More than a reincarnation of a Robocop in the skin of a gangster, Cillian Murphy, Michael Smiley, Armie Hammer and Sharlto Copley are silly men resisting death. They are as shambolic and clumsy as Coyote, the Looney Tunes creation that pursues the Road Runner (“Bib bib!!!”). And they all crawl for a woman, Justine (Brie Larson). She has brokered a meeting between two Irishmen and a gang led by two other men in a deserted warehouse. But then shots are fired during the gun handover and everything turns into a big mess.

The film tempo is quite slow. It works as an adagio in an opera. Because characters are hurt and never die, it prolongs the drama that each gangster experiences. Vernon’s (Copley) drama is that his new suit is now full of dust and has a hole.

As any opera, Free Fire also relies on a spectacular stage setting. Production designer Paki Smith, best known for his work on Batman Begins (Christopher Nolan, 2005), got his inspiration to build a warehouse from The Friends of Eddie Coyleas (Peter Yates, 1973) and The Killing (Stanley Kubrick, 1956).
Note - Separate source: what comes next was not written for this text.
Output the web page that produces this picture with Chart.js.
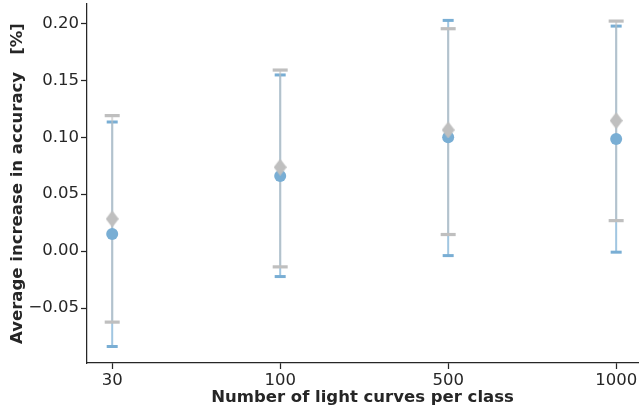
<!DOCTYPE html>
<html>
<head>
<meta charset="utf-8">
<script src="https://cdn.jsdelivr.net/npm/chart.js@4"></script>
<style>
  html, body { margin: 0; padding: 0; background: #ffffff; }
  #wrap { width: 639px; height: 411px; }
</style>
</head>
<body>
<div id="wrap"><canvas id="c" width="639" height="411"></canvas></div>
<script>
// ---- data ----
const categories = ["30", "100", "500", "1000"];
const yTicks = [-0.05, 0.00, 0.05, 0.10, 0.15, 0.20];

const blueMean = [0.015, 0.066, 0.100, 0.0985];
const blueLow  = [-0.0837, -0.0223, -0.0039, -0.0009];
const blueHigh = [0.1134, 0.1547, 0.2026, 0.1976];

const grayMean = [0.0283, 0.0737, 0.1064, 0.1146];
const grayLow  = [-0.0623, -0.0138, 0.0146, 0.0268];
const grayHigh = [0.119, 0.159, 0.1953, 0.202];

// ---- helpers ----
const BLUE = '#79aed4';
const GRAY = '#bfbfbf';
const INK = '#262626';

function pts(vals) { return vals.map((v, i) => ({x: i, y: v})); }
function caps(lo, hi) {
  const out = [];
  lo.forEach((v, i) => { out.push({x: i, y: v}); out.push({x: i, y: hi[i]}); });
  return out;
}
function segs(lo, hi) {
  const out = [];
  lo.forEach((v, i) => { out.push({x: i, y: v}); out.push({x: i, y: hi[i]}); out.push({x: i, y: null}); });
  return out;
}
const noPad = () => ({left: 0, top: 0, right: 0, bottom: 0});

// thin diamond marker
const dia = document.createElement('canvas');
dia.width = 13; dia.height = 17;
(function(){
  const g = dia.getContext('2d');
  g.fillStyle = GRAY;
  g.beginPath();
  g.moveTo(6.5, 0); g.lineTo(13, 8.5); g.lineTo(6.5, 17); g.lineTo(0, 8.5);
  g.closePath(); g.fill();
})();

const FONT = "'DejaVu Sans', sans-serif";

new Chart(document.getElementById('c'), {
  type: 'scatter',
  data: {
    datasets: [
      { label: 'gray mean', data: pts(grayMean), pointStyle: dia, pointRadius: 8, pointHoverRadius: 8, order: 0 },
      { label: 'blue mean', data: pts(blueMean), pointStyle: 'circle', pointRadius: 6, pointHoverRadius: 6,
        backgroundColor: BLUE, borderColor: BLUE, borderWidth: 0, order: 1 },
      { label: 'gray caps', data: caps(grayLow, grayHigh), pointStyle: 'line', pointRadius: 7.5, pointHoverRadius: 7.5,
        borderColor: GRAY, backgroundColor: GRAY, pointBorderWidth: 3.2, order: 2 },
      { label: 'gray bars', data: segs(grayLow, grayHigh), showLine: true, spanGaps: false, pointRadius: 0,
        borderColor: 'rgba(191,191,191,0.6)', borderWidth: 2, order: 3 },
      { label: 'blue caps', data: caps(blueLow, blueHigh), pointStyle: 'line', pointRadius: 5.5, pointHoverRadius: 5.5,
        borderColor: BLUE, backgroundColor: BLUE, pointBorderWidth: 3, order: 4 },
      { label: 'blue bars', data: segs(blueLow, blueHigh), showLine: true, spanGaps: false, pointRadius: 0,
        borderColor: 'rgba(121,174,212,0.7)', borderWidth: 2, order: 5 }
    ]
  },
  options: {
    responsive: false,
    animation: false,
    devicePixelRatio: 1,
    layout: { autoPadding: false, padding: { top: 4, right: 1, left: 0, bottom: 0 } },
    plugins: { legend: { display: false }, tooltip: { enabled: false } },
    scales: {
      x: {
        type: 'linear',
        min: -0.15, max: 3.13,
        afterBuildTicks: s => { s.ticks = categories.map((c, i) => ({value: i})); },
        afterFit: s => { s.height = 48; s.paddingLeft = 0; s.paddingRight = 0; s.getPadding = noPad; },
        ticks: {
          callback: v => categories[v],
          color: INK, font: { family: FONT, size: 16.5 }, padding: 2, maxRotation: 0, autoSkip: false
        },
        grid: { drawOnChartArea: false, drawTicks: true, tickLength: 6, tickColor: INK, tickWidth: 1.25 },
        border: { color: INK, width: 1.25 },
        title: {
          display: true, text: 'Number of light curves per class', color: INK,
          font: { family: FONT, size: 16.5, weight: 'bold' }, padding: { top: 0, bottom: 3.5 }
        }
      },
      y: {
        type: 'linear',
        min: -0.0982, max: 0.217,
        afterBuildTicks: s => { s.ticks = yTicks.map(v => ({value: v})); },
        afterFit: s => { s.width = 87; s.paddingTop = 0; s.paddingBottom = 0; s.getPadding = noPad; },
        ticks: {
          callback: v => v.toFixed(2).replace('-', '\u2212'),
          color: INK, font: { family: FONT, size: 16.5 }, padding: 2
        },
        grid: { drawOnChartArea: false, drawTicks: true, tickLength: 6, tickColor: INK, tickWidth: 1.25 },
        border: { color: INK, width: 1.25 },
        title: {
          display: true, text: 'Average increase in accuracy   [%]', color: INK,
          font: { family: FONT, size: 16.5, weight: 'bold' }, padding: { top: 7.5, bottom: 0 }
        }
      }
    }
  }
});
</script>
</body>
</html>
The set comes to life as a space composed by three floors of dirt, debris and detritus. It is the perfect stage for gangsters who forget which side they are on. In dust, there is truth.

It is true that Free Fire isn’t a movie with a complex philosophy behind it. It doesn’t profess to be edifying and didactic film about the IRA and how assassinations at that time were treated as “crimes only” and not “terrorist attacks”. Nonetheless, the story is a heart-stopping game of survival. The real show is wild. There is nothing more to add to the adjective. The film reveals that anarchy is in the blood of Britons. Anarchy never dies.

Free Fire was out in March, when this piece was originally written. It is being made available on DVD, Blu-ray and EST in August.